What you should do
Copy exactly, and only, the lines below from the first through the one containing "import pandas as pd", both included; pictures are omitted.

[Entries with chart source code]
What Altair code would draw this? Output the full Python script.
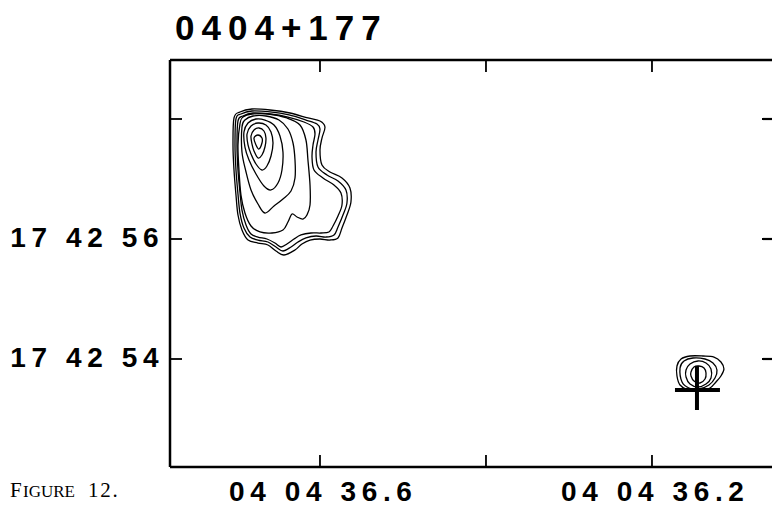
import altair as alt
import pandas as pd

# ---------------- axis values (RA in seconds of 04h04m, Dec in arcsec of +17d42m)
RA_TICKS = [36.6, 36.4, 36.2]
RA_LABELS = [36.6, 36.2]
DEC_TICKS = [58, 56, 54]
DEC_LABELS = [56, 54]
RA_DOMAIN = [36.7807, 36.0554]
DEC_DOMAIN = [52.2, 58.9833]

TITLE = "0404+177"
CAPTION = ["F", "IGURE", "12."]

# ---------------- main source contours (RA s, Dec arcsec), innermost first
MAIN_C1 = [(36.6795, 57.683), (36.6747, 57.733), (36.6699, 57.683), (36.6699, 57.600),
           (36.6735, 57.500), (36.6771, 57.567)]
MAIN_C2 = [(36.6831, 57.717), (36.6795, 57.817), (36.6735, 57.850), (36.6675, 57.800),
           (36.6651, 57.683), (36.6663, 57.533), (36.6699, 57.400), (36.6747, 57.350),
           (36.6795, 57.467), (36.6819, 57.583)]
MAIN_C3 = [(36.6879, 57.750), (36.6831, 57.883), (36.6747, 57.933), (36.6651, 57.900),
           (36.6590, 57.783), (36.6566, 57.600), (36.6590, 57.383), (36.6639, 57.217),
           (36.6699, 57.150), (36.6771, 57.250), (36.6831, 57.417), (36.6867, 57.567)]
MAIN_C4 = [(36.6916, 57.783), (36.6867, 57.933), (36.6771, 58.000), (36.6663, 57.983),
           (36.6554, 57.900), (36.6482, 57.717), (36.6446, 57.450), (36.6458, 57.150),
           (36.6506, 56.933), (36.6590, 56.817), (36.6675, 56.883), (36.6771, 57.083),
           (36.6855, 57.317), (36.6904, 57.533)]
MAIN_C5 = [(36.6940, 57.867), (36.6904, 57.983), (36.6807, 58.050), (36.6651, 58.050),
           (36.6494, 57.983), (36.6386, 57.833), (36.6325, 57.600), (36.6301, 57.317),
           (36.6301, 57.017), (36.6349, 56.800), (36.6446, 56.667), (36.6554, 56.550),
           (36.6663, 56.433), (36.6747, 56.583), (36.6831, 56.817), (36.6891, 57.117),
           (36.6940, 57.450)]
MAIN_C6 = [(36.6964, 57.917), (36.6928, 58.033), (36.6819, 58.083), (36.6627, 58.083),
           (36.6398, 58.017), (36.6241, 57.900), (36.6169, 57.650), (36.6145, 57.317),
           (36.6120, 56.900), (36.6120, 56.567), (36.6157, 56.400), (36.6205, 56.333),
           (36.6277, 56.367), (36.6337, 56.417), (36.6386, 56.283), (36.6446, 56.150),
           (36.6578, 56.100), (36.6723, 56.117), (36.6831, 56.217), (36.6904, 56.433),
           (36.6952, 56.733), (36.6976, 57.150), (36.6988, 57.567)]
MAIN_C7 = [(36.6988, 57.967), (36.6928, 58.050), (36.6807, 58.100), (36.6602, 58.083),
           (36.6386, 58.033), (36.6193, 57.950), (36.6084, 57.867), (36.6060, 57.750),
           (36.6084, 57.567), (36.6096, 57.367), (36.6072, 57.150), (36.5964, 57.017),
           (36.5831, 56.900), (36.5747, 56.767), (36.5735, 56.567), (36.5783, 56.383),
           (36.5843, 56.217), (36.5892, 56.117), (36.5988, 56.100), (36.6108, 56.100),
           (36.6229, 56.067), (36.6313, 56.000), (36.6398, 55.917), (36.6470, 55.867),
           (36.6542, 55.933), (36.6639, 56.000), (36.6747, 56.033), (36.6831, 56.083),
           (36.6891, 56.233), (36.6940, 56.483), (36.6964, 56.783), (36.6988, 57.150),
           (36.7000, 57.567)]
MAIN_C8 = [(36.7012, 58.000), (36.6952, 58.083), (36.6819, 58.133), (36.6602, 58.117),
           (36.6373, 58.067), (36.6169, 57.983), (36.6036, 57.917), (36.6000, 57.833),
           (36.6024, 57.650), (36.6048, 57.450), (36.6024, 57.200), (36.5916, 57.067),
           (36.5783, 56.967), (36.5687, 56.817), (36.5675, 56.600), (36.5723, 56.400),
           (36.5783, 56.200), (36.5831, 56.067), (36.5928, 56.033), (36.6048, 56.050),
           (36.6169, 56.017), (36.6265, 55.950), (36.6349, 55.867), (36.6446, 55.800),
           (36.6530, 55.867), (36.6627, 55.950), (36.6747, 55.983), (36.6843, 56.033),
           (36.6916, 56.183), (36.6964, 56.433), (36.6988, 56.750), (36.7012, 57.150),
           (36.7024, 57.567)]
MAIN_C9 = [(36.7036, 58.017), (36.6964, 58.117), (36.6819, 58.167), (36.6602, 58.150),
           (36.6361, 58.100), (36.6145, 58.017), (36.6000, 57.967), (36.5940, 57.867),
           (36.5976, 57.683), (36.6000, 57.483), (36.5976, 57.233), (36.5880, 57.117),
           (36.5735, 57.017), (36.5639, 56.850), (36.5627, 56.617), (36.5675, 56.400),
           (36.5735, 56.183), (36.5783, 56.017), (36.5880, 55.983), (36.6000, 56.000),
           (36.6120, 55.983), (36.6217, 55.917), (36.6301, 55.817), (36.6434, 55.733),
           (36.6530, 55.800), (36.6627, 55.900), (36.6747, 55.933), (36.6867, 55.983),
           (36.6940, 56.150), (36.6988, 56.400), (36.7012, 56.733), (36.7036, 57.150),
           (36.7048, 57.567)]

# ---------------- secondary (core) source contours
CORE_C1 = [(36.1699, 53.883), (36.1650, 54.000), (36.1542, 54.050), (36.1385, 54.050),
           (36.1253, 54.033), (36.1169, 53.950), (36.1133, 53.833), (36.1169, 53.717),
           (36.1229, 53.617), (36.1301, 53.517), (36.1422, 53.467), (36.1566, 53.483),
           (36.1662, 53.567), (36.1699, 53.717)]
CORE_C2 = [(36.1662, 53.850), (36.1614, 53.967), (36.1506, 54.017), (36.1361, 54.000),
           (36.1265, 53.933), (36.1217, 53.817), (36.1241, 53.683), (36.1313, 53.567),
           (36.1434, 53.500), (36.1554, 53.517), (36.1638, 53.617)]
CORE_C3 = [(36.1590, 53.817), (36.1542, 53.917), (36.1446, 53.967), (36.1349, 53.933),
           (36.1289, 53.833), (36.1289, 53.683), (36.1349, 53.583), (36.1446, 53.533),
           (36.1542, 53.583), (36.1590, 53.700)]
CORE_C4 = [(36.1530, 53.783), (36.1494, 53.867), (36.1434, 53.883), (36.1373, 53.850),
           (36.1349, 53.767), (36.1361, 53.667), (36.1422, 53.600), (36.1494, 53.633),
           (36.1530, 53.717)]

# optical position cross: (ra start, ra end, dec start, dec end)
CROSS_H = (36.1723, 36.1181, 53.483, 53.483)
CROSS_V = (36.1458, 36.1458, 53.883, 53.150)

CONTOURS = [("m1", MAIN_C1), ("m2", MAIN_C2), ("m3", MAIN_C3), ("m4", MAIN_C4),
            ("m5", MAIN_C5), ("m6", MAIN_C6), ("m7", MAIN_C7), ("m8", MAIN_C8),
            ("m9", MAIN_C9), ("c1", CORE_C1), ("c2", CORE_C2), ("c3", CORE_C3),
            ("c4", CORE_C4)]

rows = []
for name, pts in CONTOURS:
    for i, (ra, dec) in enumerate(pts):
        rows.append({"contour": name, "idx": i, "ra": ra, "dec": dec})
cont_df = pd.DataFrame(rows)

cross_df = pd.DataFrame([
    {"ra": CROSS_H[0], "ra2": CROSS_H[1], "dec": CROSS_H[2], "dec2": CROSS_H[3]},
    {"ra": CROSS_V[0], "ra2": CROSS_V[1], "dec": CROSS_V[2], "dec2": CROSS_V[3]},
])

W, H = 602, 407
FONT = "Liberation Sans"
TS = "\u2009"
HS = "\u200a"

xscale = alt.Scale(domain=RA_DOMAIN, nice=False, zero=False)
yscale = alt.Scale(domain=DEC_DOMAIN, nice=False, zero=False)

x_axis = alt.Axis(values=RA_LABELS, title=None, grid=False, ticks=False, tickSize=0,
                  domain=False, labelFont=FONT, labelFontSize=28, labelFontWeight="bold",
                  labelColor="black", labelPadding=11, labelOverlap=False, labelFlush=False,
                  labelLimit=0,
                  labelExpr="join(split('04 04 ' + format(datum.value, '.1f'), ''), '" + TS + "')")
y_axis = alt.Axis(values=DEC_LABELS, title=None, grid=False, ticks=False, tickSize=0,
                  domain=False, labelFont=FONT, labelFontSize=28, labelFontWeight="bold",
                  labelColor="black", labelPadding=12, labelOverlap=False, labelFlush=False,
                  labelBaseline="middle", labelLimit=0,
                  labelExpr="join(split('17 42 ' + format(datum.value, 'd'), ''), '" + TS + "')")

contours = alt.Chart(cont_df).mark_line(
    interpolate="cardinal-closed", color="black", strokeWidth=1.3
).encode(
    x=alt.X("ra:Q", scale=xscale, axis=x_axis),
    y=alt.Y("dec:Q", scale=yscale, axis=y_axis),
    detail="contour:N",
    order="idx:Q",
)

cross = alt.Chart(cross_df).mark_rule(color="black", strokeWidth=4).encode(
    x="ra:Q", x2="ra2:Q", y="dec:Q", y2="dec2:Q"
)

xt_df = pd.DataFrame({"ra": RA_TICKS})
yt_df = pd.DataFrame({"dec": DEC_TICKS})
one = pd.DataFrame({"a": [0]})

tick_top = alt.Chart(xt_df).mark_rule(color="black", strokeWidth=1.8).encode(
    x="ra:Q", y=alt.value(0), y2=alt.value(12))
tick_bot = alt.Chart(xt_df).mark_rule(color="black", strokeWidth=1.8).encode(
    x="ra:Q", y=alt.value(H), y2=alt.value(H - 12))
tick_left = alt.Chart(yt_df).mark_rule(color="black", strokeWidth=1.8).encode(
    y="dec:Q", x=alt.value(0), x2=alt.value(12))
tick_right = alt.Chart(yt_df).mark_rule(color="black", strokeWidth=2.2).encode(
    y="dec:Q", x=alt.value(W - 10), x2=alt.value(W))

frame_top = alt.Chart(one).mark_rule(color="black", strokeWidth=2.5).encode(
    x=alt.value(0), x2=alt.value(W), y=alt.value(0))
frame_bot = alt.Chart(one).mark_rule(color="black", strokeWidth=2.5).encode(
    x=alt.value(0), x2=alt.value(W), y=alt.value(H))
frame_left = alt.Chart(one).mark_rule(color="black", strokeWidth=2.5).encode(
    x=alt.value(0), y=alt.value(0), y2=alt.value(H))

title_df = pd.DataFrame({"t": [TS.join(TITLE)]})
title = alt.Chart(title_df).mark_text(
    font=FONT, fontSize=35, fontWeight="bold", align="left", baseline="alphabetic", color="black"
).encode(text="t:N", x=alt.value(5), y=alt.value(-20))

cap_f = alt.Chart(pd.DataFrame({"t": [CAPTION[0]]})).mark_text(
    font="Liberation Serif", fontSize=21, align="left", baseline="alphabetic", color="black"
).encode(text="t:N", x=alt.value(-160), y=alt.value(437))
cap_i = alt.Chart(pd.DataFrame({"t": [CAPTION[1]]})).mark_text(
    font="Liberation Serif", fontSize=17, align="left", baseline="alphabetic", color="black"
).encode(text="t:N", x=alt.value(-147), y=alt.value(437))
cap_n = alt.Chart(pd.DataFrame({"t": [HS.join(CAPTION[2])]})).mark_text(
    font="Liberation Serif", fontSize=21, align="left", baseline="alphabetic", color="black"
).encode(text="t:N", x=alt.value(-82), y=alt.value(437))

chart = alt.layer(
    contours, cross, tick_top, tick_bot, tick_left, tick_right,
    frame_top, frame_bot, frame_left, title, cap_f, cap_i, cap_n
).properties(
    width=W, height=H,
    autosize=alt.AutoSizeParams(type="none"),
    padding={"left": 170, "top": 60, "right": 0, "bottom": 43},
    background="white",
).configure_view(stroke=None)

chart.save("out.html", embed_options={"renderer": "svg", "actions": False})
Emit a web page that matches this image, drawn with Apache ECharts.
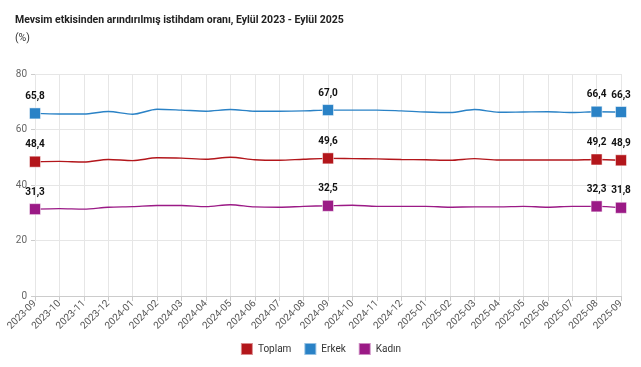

Task result
What Altair code would draw this? Output the full Python script.
import altair as alt
import pandas as pd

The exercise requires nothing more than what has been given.